Tip #10 - Use the lowest possible ISO

This tip is directly related to Tip #5 but if you are hand holding it is easy to get carried away increasing the ISO on the camera to maintain sharp shots. The screen on the camera often does not show how much noise is being introduced by increasing the ISO. I would suggest practicing with your camera at various ISO settings so that you know ahead of time which ISO values you are comfortable with.

If you are using a cell phone, the options to control the ISO is often not available. As the scene darkens the camera software will increase the ISO automatically. You can use 3rd party applications to control this but you may need a tripod. One strategy is to hold the camera up against the window which will keep it steady enough for very slow shutter speeds. The image below is a screenshot of an app that I use called ProCAM. It also supports photographing in RAW. Yes, the camera lens and the window is not very clean resulting in the vertical lines.

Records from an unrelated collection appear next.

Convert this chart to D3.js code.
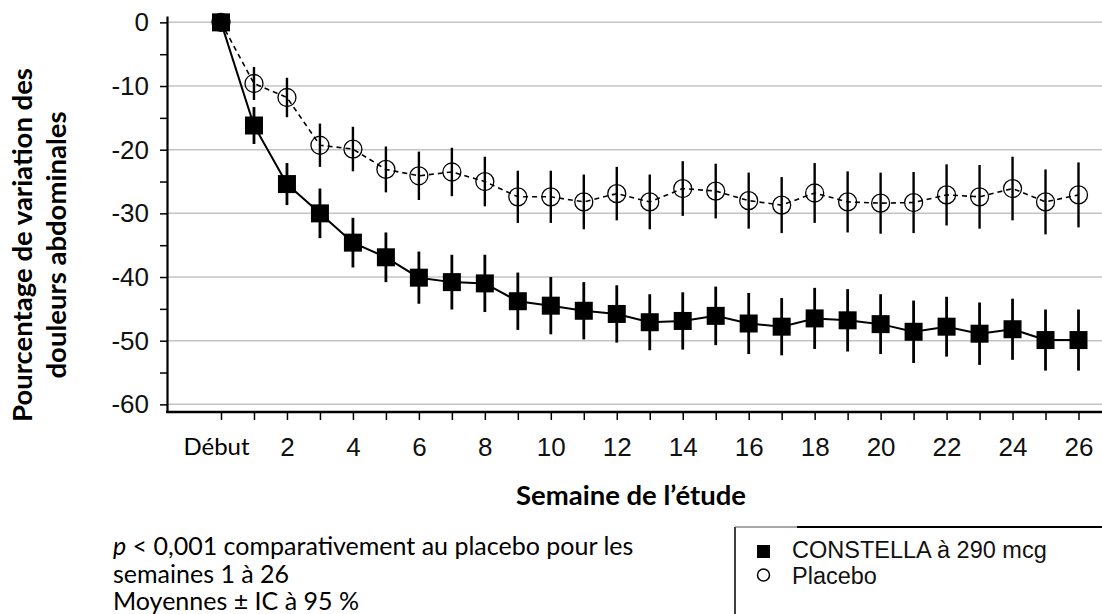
<!DOCTYPE html>
<html>
<head>
<meta charset="utf-8">
<script src="https://cdn.jsdelivr.net/npm/d3@7/dist/d3.min.js"></script>
<style>
  body { margin: 0; background: #fff; }
  svg { display: block; }
</style>
</head>
<body>
<svg width="1102" height="614"></svg>
<script>
// ---- data ----
var weeks = [0, 1, 2, 3, 4, 5, 6, 7, 8, 9, 10, 11, 12, 13, 14, 15, 16, 17, 18, 19, 20, 21, 22, 23, 24, 25, 26];

var constella   = [0, -16.2, -25.4, -30.0, -34.6, -36.9, -40.1, -40.8, -41.0, -43.8, -44.5, -45.3, -45.8, -47.1,
                   -46.9, -46.1, -47.3, -47.8, -46.5, -46.8, -47.4, -48.6, -47.8, -48.9, -48.2, -49.9, -49.9];
var constellaCI = [1.4, 2.9, 3.3, 3.9, 3.9, 3.9, 4.1, 4.3, 4.5, 4.5, 4.5, 4.5, 4.5, 4.4,
                   4.5, 4.6, 4.8, 4.5, 4.8, 4.9, 4.7, 4.9, 4.7, 4.9, 4.8, 4.8, 4.8];

var placebo   = [0, -9.6, -11.8, -19.3, -19.9, -23.1, -24.1, -23.5, -25.0, -27.4, -27.4, -28.2, -26.9, -28.2,
                 -26.1, -26.5, -28.0, -28.7, -26.8, -28.2, -28.4, -28.3, -27.1, -27.4, -26.1, -28.2, -27.1];
var placeboCI = [0, 2.6, 3.1, 3.4, 3.5, 3.6, 3.8, 3.8, 3.9, 4.1, 4.1, 4.3, 4.2, 4.3,
                 4.3, 4.3, 4.4, 4.4, 4.7, 4.8, 4.8, 4.8, 4.8, 5.0, 5.0, 5.1, 5.1];

var yTicks = [0, -5, -10, -15, -20, -25, -30, -35, -40, -45, -50, -55, -60];
var yGrid = [0, -10, -20, -30, -40, -50, -60];
var xLabels = {0: "Début", 2: "2", 4: "4", 6: "6", 8: "8", 10: "10", 12: "12", 14: "14",
               16: "16", 18: "18", 20: "20", 22: "22", 24: "24", 26: "26"};

var seriesNames = ["CONSTELLA à 290 mcg", "Placebo"];
var notes = ["< 0,001 comparativement au placebo pour les", "semaines 1 à 26", "Moyennes ± IC à 95 %"];

// ---- layout ----
var svg = d3.select("svg"),
    width = +svg.attr("width"),
    height = +svg.attr("height");

var axisX = 167, axisY = 412;
var calibri = "Lato, 'Open Sans', sans-serif";
var arial = "'Liberation Sans', Arial, sans-serif";

var x = d3.scaleLinear().domain([0, 26]).range([221, 1078.5]);
var y = d3.scaleLinear().domain([-61.2, 1]).range([axisY, 16]);

// gridlines
svg.append("g")
  .selectAll("line")
  .data(yGrid)
  .enter().append("line")
  .attr("x1", axisX).attr("x2", width)
  .attr("y1", d => y(d)).attr("y2", d => y(d))
  .attr("stroke", "#c4c4c4")
  .attr("stroke-width", 1.5);

// y axis
var gy = svg.append("g")
  .attr("transform", "translate(" + axisX + ",0)")
  .call(d3.axisLeft(y)
    .tickValues(yTicks)
    .tickSize(7)
    .tickSizeOuter(0)
    .tickPadding(11)
    .tickFormat(d => d % 10 === 0 ? d : ""));
gy.select(".domain").attr("stroke-width", 2.2);
gy.selectAll(".tick line").attr("stroke-width", 1.5);
gy.selectAll("text")
  .attr("font-family", arial)
  .attr("font-size", "26px")
  .attr("fill", "#111");

// x axis
var gx = svg.append("g")
  .attr("transform", "translate(0," + axisY + ")")
  .call(d3.axisBottom(x)
    .tickValues(weeks)
    .tickSize(8)
    .tickSizeOuter(0)
    .tickPadding(18)
    .tickFormat(d => xLabels[d] || ""));
gx.select(".domain").remove();
gx.selectAll(".tick line").attr("stroke-width", 1.5);
gx.selectAll("text")
  .attr("font-family", arial)
  .attr("font-size", "26px")
  .attr("fill", "#111");
gx.selectAll(".tick text")
  .filter(d => d === 0)
  .attr("font-family", calibri)
  .attr("font-size", "24px")
  .attr("dx", "-5")
  .attr("fill", "#000");
svg.append("line")
  .attr("x1", axisX - 1).attr("x2", width)
  .attr("y1", axisY).attr("y2", axisY)
  .attr("stroke", "#000")
  .attr("stroke-width", 2.6);

// axis titles
svg.append("text")
  .attr("x", 631).attr("y", 505)
  .attr("text-anchor", "middle")
  .attr("font-family", calibri)
  .attr("font-weight", "bold")
  .attr("font-size", "27.5px")
  .text("Semaine de l’étude");

var yTitle = svg.append("text")
  .attr("transform", "translate(0,245) rotate(-90)")
  .attr("text-anchor", "middle")
  .attr("font-family", calibri)
  .attr("font-weight", "bold")
  .attr("font-size", "27.5px");
yTitle.append("tspan").attr("x", 0).attr("y", 32).text("Pourcentage de variation des");
yTitle.append("tspan").attr("x", 0).attr("y", 66).text("douleurs abdominales");

// ---- placebo: dashed line, CI bars, open circles ----
var line = d3.line().x((d, i) => x(weeks[i])).y(d => y(d));

svg.append("path")
  .datum(placebo)
  .attr("d", line)
  .attr("fill", "none")
  .attr("stroke", "#000")
  .attr("stroke-width", 1.6)
  .attr("stroke-dasharray", "5,4");

svg.append("g")
  .selectAll("line")
  .data(placebo)
  .enter().append("line")
  .attr("x1", (d, i) => x(weeks[i])).attr("x2", (d, i) => x(weeks[i]))
  .attr("y1", (d, i) => y(d + placeboCI[i]))
  .attr("y2", (d, i) => y(d - placeboCI[i]))
  .attr("stroke", "#000")
  .attr("stroke-width", 2.4);

svg.append("g")
  .selectAll("circle")
  .data(placebo)
  .enter().append("circle")
  .attr("cx", (d, i) => x(weeks[i]))
  .attr("cy", d => y(d))
  .attr("r", 9)
  .attr("fill", "none")
  .attr("stroke", "#000")
  .attr("stroke-width", 1.3);

// ---- constella: solid line, CI bars, filled squares ----
svg.append("path")
  .datum(constella)
  .attr("d", line)
  .attr("fill", "none")
  .attr("stroke", "#000")
  .attr("stroke-width", 2);

svg.append("g")
  .selectAll("line")
  .data(constella)
  .enter().append("line")
  .attr("x1", (d, i) => x(weeks[i])).attr("x2", (d, i) => x(weeks[i]))
  .attr("y1", (d, i) => y(d + constellaCI[i]))
  .attr("y2", (d, i) => y(d - constellaCI[i]))
  .attr("stroke", "#000")
  .attr("stroke-width", 2.8);

var sq = 18;
svg.append("g")
  .selectAll("rect")
  .data(constella)
  .enter().append("rect")
  .attr("x", (d, i) => x(weeks[i]) - sq / 2)
  .attr("y", d => y(d) - sq / 2)
  .attr("width", sq).attr("height", sq)
  .attr("fill", "#000");

// ---- notes under the chart ----
var noteText = svg.append("text")
  .attr("font-family", calibri)
  .attr("font-size", "25px")
  .attr("fill", "#000");
var n1 = noteText.append("tspan").attr("x", 113).attr("y", 555);
n1.append("tspan").attr("font-style", "italic").text("p");
n1.append("tspan").text(" " + notes[0]);
noteText.append("tspan").attr("x", 113).attr("y", 583).text(notes[1]);
noteText.append("tspan").attr("x", 113).attr("y", 610).text(notes[2]);

// ---- legend ----
var lg = svg.append("g").attr("transform", "translate(735,527)");
lg.append("line").attr("x1", 0).attr("x2", 0).attr("y1", 0).attr("y2", 100)
  .attr("stroke", "#000").attr("stroke-width", 1.5);
lg.append("line").attr("x1", 0).attr("x2", 62).attr("y1", 0).attr("y2", 0)
  .attr("stroke", "#555").attr("stroke-width", 1);
lg.append("line").attr("x1", 62).attr("x2", 400).attr("y1", 0).attr("y2", 0)
  .attr("stroke", "#000").attr("stroke-width", 2);

lg.append("rect").attr("x", 22).attr("y", 18).attr("width", 13).attr("height", 13).attr("fill", "#000");
lg.append("circle").attr("cx", 28.5).attr("cy", 48).attr("r", 6)
  .attr("fill", "none").attr("stroke", "#000").attr("stroke-width", 1.5);

lg.selectAll("text.item")
  .data(seriesNames)
  .enter().append("text")
  .attr("class", "item")
  .attr("x", 57)
  .attr("y", (d, i) => 31 + i * 26)
  .attr("font-family", arial)
  .attr("font-size", "23.5px")
  .attr("fill", "#111")
  .text(d => d);
</script>
</body>
</html>
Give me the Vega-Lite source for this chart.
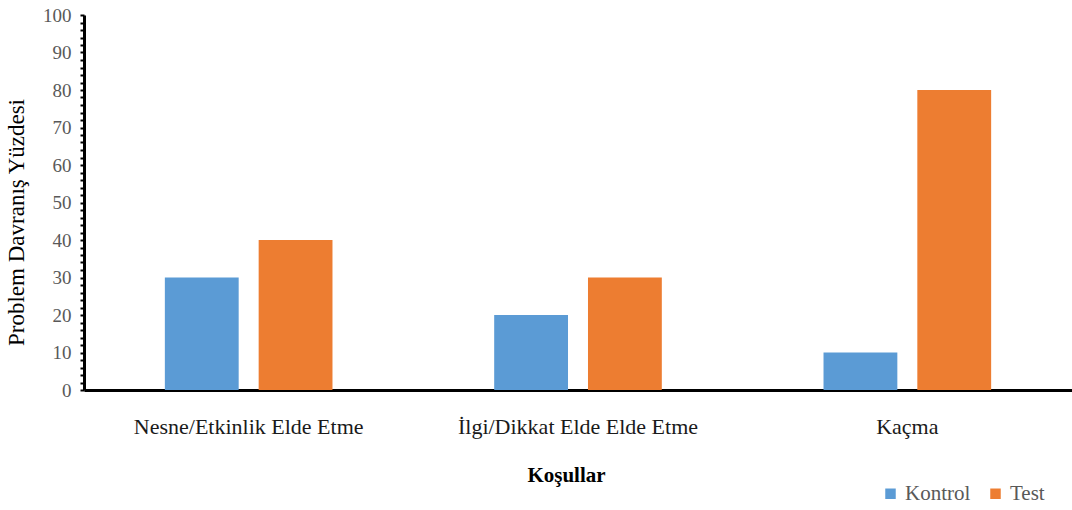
{
  "$schema": "https://vega.github.io/schema/vega-lite/v6.json",
  "autosize": "none",
  "padding": {"left": 84, "top": 15, "right": 0, "bottom": 120},
  "width": 988,
  "height": 375,
  "background": "white",
  "config": {
    "view": {"stroke": null},
    "font": "Liberation Serif",
    "legend": {"labelFont": "Liberation Serif", "labelFontSize": 21, "labelColor": "#595959"}
  },
  "data": {
    "values": [
      {"kosul": "Nesne/Etkinlik Elde Etme", "grup": "Kontrol", "yuzde": 30},
      {"kosul": "Nesne/Etkinlik Elde Etme", "grup": "Test", "yuzde": 40},
      {"kosul": "İlgi/Dikkat  Elde Elde Etme", "grup": "Kontrol", "yuzde": 20},
      {"kosul": "İlgi/Dikkat  Elde Elde Etme", "grup": "Test", "yuzde": 30},
      {"kosul": "Kaçma", "grup": "Kontrol", "yuzde": 10},
      {"kosul": "Kaçma", "grup": "Test", "yuzde": 80}
    ]
  },
  "mark": {"type": "bar"},
  "encoding": {
    "x": {
      "field": "kosul",
      "type": "nominal",
      "sort": null,
      "scale": {"paddingInner": 0.491, "paddingOuter": 0.2455},
      "axis": {
        "title": "Koşullar",
        "titleFont": "Liberation Serif",
        "titleFontSize": 21,
        "titleFontWeight": "bold",
        "titleColor": "#000000",
        "titlePadding": 27,
        "titleX": 482,
        "labelAngle": 0,
        "labelLimit": 0,
        "labelFont": "Liberation Serif",
        "labelFontSize": 22,
        "labelColor": "#1a1a1a",
        "labelPadding": 26,
        "ticks": false,
        "domainColor": "#000000",
        "domainWidth": 3
      }
    },
    "xOffset": {
      "field": "grup",
      "type": "nominal",
      "scale": {"paddingInner": 0.213, "paddingOuter": 0}
    },
    "y": {
      "field": "yuzde",
      "type": "quantitative",
      "scale": {"domain": [0, 100], "nice": false},
      "axis": {
        "title": "Problem Davranış Yüzdesi",
        "titleFont": "Liberation Serif",
        "titleFontSize": 23,
        "titleFontWeight": "normal",
        "titleColor": "#000000",
        "titlePadding": 14,
        "titleY": 207,
        "values": [0, 2, 4, 6, 8, 10, 12, 14, 16, 18, 20, 22, 24, 26, 28, 30, 32, 34, 36, 38, 40, 42, 44, 46, 48, 50, 52, 54, 56, 58, 60, 62, 64, 66, 68, 70, 72, 74, 76, 78, 80, 82, 84, 86, 88, 90, 92, 94, 96, 98, 100],
        "labelExpr": "datum.value % 10 === 0 ? datum.label : ''",
        "labelFont": "Liberation Serif",
        "labelFontSize": 19,
        "labelColor": "#595959",
        "labelPadding": 9,
        "grid": false,
        "tickColor": "#000000",
        "tickSize": 4,
        "tickWidth": 2,
        "domainColor": "#000000",
        "domainWidth": 3
      }
    },
    "color": {
      "field": "grup",
      "type": "nominal",
      "scale": {"domain": ["Kontrol", "Test"], "range": ["#5B9BD5", "#ED7D31"]},
      "legend": {
        "title": null,
        "orient": "none",
        "direction": "horizontal",
        "legendX": 796,
        "legendY": 468,
        "symbolType": "square",
        "symbolSize": 110,
        "symbolStrokeWidth": 0,
        "labelFont": "Liberation Serif",
        "labelFontSize": 21,
        "labelColor": "#595959",
        "columnPadding": 14,
        "labelOffset": 4
      }
    }
  }
}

ProCam running on an iPhone X

ProCam running on an iPhone X

Tip #11 - Try various focal lengths

As a general rule of thumb, the wider the focal length of the lens, the smaller the definable area of the sun will be. If the sun seems fairly large as it approaches the Horizon, a longer focal length lens will emphasize this. The image below was taken with a 35mm lens (~52mm equivalent) The sun is only so large due to over exposure.

Fujifilm X-Pro2, 35mm f/2, 1/1900 s, f/2, ISO-400

Fujifilm X-Pro2, 35mm f/2, 1/1900 s, f/2, ISO-400

The image below was taken with a 135mm lens (~202mm equivalent)

Fujifilm X-Pro2, adapted Canon 135mm f/2L, 1/900 s, f/2, ISO-200

Fujifilm X-Pro2, adapted Canon 135mm f/2L, 1/900 s, f/2, ISO-200

The image below was taken with an iPhone X. You are still able to capture beautiful sunsets but achieving the look above would be unlikely

Apple iPhone X

Apple iPhone X

Tip #12 - Look for reflections

Capturing reflections in images in general can add a lot of interest. This is more noticeable for sunsets. Notice the reflection of the sun along the water onto the wet area of the beach in the image below. You can also look for the side of buildings or a low shot from a puddle of water. Anything with reflections can make your photo more interesting.

Apple iPhone 6s

Apple iPhone 6s

Tip #13 - Pay attention to the Weather Forecast

The weather forecast is very important when planning to capture sunset photos. The obvious concern would be if it rains during sunset there will be no sun to capture but rain followed by partly cloudy right before sunset normally leads to a beautiful scene. The photo below shoes a variation of interesting tones in the clouds as rain moved to the east while the sun neared the horizon.

Fujifilm X-Pro2, 16-50mm @ 50mm, 1/1300 s, f/6.4, ISO-200

Fujifilm X-Pro2, 16-50mm @ 50mm, 1/1300 s, f/6.4, ISO-200

Tip #14 - Determine if manual focus is needed

Having a bright light source shinning directly in the lens can confuse the autofocus mechanisms in the camera. This will be less of an issue if you are using a cell phone as most of the scene is likely to be in focus but if you are using a DSLR or mirrorless camera with a longer focus length or wider aperture, it is important to pay attention to. In the image below, the light post is in focus but the camera could easily have focused on the background instead or missed focus entirely based. Due to the small size of the display on the back of the camera, a slightly out of focus image may not be noticeable until you look at it on a larger computer monitor but it will ruin the photograph.